--- Raw data ---
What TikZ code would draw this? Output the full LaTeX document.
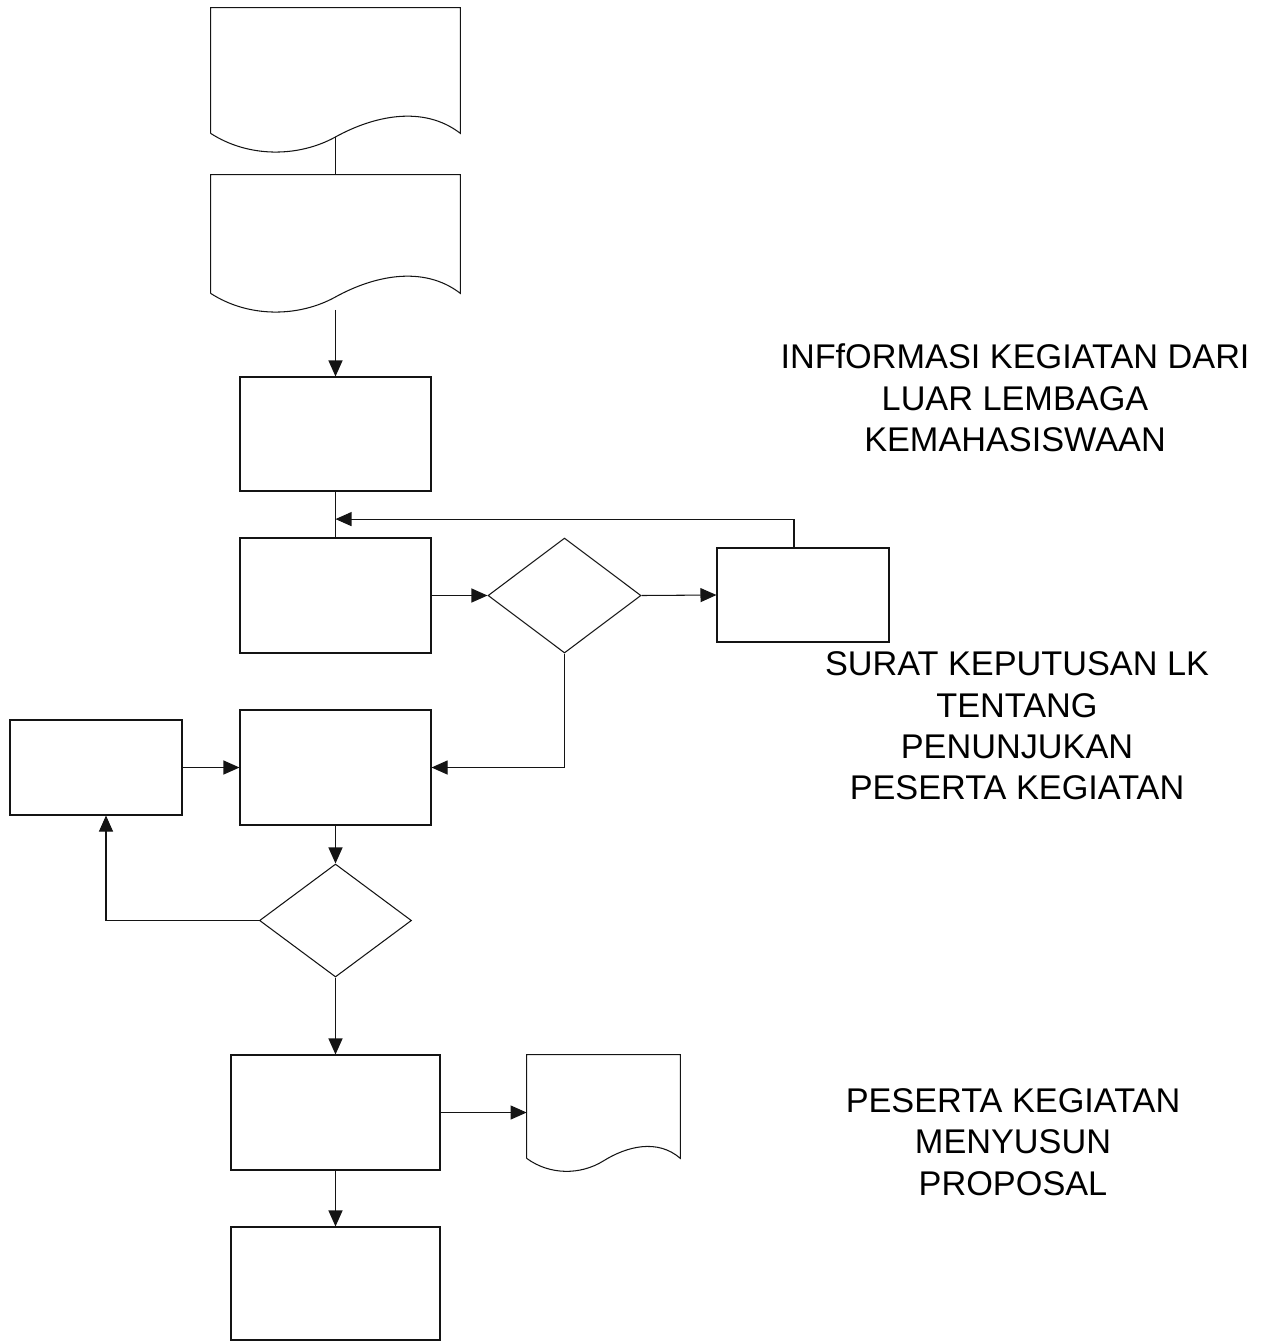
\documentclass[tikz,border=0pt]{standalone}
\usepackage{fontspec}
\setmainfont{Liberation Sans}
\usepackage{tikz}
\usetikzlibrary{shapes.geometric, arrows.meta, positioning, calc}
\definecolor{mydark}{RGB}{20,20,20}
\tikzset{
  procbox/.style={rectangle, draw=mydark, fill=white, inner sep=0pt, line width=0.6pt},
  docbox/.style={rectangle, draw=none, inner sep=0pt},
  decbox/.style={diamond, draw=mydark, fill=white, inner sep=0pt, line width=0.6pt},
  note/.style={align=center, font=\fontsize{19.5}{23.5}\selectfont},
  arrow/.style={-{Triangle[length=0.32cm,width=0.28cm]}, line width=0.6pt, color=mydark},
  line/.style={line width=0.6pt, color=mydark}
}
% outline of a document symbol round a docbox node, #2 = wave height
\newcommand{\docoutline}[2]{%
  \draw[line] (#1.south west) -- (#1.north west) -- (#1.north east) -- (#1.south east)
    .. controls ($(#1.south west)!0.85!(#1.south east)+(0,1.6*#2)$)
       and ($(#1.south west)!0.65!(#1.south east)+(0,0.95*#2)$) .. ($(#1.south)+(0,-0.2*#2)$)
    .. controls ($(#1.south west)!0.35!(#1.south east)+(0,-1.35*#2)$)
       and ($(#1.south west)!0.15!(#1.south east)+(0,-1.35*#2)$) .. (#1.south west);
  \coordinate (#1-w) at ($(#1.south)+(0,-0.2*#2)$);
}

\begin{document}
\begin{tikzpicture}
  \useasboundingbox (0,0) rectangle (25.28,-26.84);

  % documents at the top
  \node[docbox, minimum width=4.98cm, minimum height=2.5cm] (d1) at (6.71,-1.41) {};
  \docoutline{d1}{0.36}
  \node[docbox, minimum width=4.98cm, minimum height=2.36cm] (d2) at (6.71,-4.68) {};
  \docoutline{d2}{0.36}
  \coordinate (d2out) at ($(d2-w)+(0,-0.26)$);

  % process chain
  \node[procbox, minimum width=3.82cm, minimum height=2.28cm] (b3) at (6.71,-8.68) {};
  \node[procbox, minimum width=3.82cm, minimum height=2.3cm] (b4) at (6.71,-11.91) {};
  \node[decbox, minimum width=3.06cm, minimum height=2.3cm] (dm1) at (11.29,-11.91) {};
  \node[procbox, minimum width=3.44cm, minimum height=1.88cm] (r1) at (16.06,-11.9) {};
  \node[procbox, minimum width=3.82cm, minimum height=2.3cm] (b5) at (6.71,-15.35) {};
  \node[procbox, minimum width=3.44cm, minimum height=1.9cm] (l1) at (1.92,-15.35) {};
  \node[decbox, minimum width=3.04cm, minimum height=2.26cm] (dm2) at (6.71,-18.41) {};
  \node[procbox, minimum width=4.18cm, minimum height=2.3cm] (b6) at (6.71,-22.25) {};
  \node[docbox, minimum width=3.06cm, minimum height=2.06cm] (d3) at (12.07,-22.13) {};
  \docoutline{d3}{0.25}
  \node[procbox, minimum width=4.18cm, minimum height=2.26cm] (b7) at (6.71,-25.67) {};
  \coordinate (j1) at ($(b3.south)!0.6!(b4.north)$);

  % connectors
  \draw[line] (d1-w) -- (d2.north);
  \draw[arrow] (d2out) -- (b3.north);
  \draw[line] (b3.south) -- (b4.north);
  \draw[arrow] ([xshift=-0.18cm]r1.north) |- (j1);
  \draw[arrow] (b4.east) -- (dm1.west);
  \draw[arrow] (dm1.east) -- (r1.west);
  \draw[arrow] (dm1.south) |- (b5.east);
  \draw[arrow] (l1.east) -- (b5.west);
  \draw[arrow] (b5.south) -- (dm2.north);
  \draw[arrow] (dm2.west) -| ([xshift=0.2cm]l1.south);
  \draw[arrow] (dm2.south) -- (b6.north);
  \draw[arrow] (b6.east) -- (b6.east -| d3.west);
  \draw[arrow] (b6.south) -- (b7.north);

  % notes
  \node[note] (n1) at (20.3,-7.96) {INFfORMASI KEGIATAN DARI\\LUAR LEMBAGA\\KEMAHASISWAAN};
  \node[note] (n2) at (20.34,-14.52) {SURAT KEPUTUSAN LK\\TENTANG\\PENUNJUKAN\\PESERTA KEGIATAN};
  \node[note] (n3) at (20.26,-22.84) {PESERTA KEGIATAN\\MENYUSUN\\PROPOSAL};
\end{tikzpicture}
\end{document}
---
▶ [Aim]
Set down all the data again exactly as above, pictures excluded.

▶ [Output]
What TikZ code would draw this? Output the full LaTeX document.
\documentclass[tikz,border=0pt]{standalone}
\usepackage{fontspec}
\setmainfont{Liberation Sans}
\usepackage{tikz}
\usetikzlibrary{shapes.geometric, arrows.meta, positioning, calc}
\definecolor{mydark}{RGB}{20,20,20}
\tikzset{
  procbox/.style={rectangle, draw=mydark, fill=white, inner sep=0pt, line width=0.6pt},
  docbox/.style={rectangle, draw=none, inner sep=0pt},
  decbox/.style={diamond, draw=mydark, fill=white, inner sep=0pt, line width=0.6pt},
  note/.style={align=center, font=\fontsize{19.5}{23.5}\selectfont},
  arrow/.style={-{Triangle[length=0.32cm,width=0.28cm]}, line width=0.6pt, color=mydark},
  line/.style={line width=0.6pt, color=mydark}
}
% outline of a document symbol round a docbox node, #2 = wave height
\newcommand{\docoutline}[2]{%
  \draw[line] (#1.south west) -- (#1.north west) -- (#1.north east) -- (#1.south east)
    .. controls ($(#1.south west)!0.85!(#1.south east)+(0,1.6*#2)$)
       and ($(#1.south west)!0.65!(#1.south east)+(0,0.95*#2)$) .. ($(#1.south)+(0,-0.2*#2)$)
    .. controls ($(#1.south west)!0.35!(#1.south east)+(0,-1.35*#2)$)
       and ($(#1.south west)!0.15!(#1.south east)+(0,-1.35*#2)$) .. (#1.south west);
  \coordinate (#1-w) at ($(#1.south)+(0,-0.2*#2)$);
}

\begin{document}
\begin{tikzpicture}
  \useasboundingbox (0,0) rectangle (25.28,-26.84);

  % documents at the top
  \node[docbox, minimum width=4.98cm, minimum height=2.5cm] (d1) at (6.71,-1.41) {};
  \docoutline{d1}{0.36}
  \node[docbox, minimum width=4.98cm, minimum height=2.36cm] (d2) at (6.71,-4.68) {};
  \docoutline{d2}{0.36}
  \coordinate (d2out) at ($(d2-w)+(0,-0.26)$);

  % process chain
  \node[procbox, minimum width=3.82cm, minimum height=2.28cm] (b3) at (6.71,-8.68) {};
  \node[procbox, minimum width=3.82cm, minimum height=2.3cm] (b4) at (6.71,-11.91) {};
  \node[decbox, minimum width=3.06cm, minimum height=2.3cm] (dm1) at (11.29,-11.91) {};
  \node[procbox, minimum width=3.44cm, minimum height=1.88cm] (r1) at (16.06,-11.9) {};
  \node[procbox, minimum width=3.82cm, minimum height=2.3cm] (b5) at (6.71,-15.35) {};
  \node[procbox, minimum width=3.44cm, minimum height=1.9cm] (l1) at (1.92,-15.35) {};
  \node[decbox, minimum width=3.04cm, minimum height=2.26cm] (dm2) at (6.71,-18.41) {};
  \node[procbox, minimum width=4.18cm, minimum height=2.3cm] (b6) at (6.71,-22.25) {};
  \node[docbox, minimum width=3.06cm, minimum height=2.06cm] (d3) at (12.07,-22.13) {};
  \docoutline{d3}{0.25}
  \node[procbox, minimum width=4.18cm, minimum height=2.26cm] (b7) at (6.71,-25.67) {};
  \coordinate (j1) at ($(b3.south)!0.6!(b4.north)$);

  % connectors
  \draw[line] (d1-w) -- (d2.north);
  \draw[arrow] (d2out) -- (b3.north);
  \draw[line] (b3.south) -- (b4.north);
  \draw[arrow] ([xshift=-0.18cm]r1.north) |- (j1);
  \draw[arrow] (b4.east) -- (dm1.west);
  \draw[arrow] (dm1.east) -- (r1.west);
  \draw[arrow] (dm1.south) |- (b5.east);
  \draw[arrow] (l1.east) -- (b5.west);
  \draw[arrow] (b5.south) -- (dm2.north);
  \draw[arrow] (dm2.west) -| ([xshift=0.2cm]l1.south);
  \draw[arrow] (dm2.south) -- (b6.north);
  \draw[arrow] (b6.east) -- (b6.east -| d3.west);
  \draw[arrow] (b6.south) -- (b7.north);

  % notes
  \node[note] (n1) at (20.3,-7.96) {INFfORMASI KEGIATAN DARI\\LUAR LEMBAGA\\KEMAHASISWAAN};
  \node[note] (n2) at (20.34,-14.52) {SURAT KEPUTUSAN LK\\TENTANG\\PENUNJUKAN\\PESERTA KEGIATAN};
  \node[note] (n3) at (20.26,-22.84) {PESERTA KEGIATAN\\MENYUSUN\\PROPOSAL};
\end{tikzpicture}
\end{document}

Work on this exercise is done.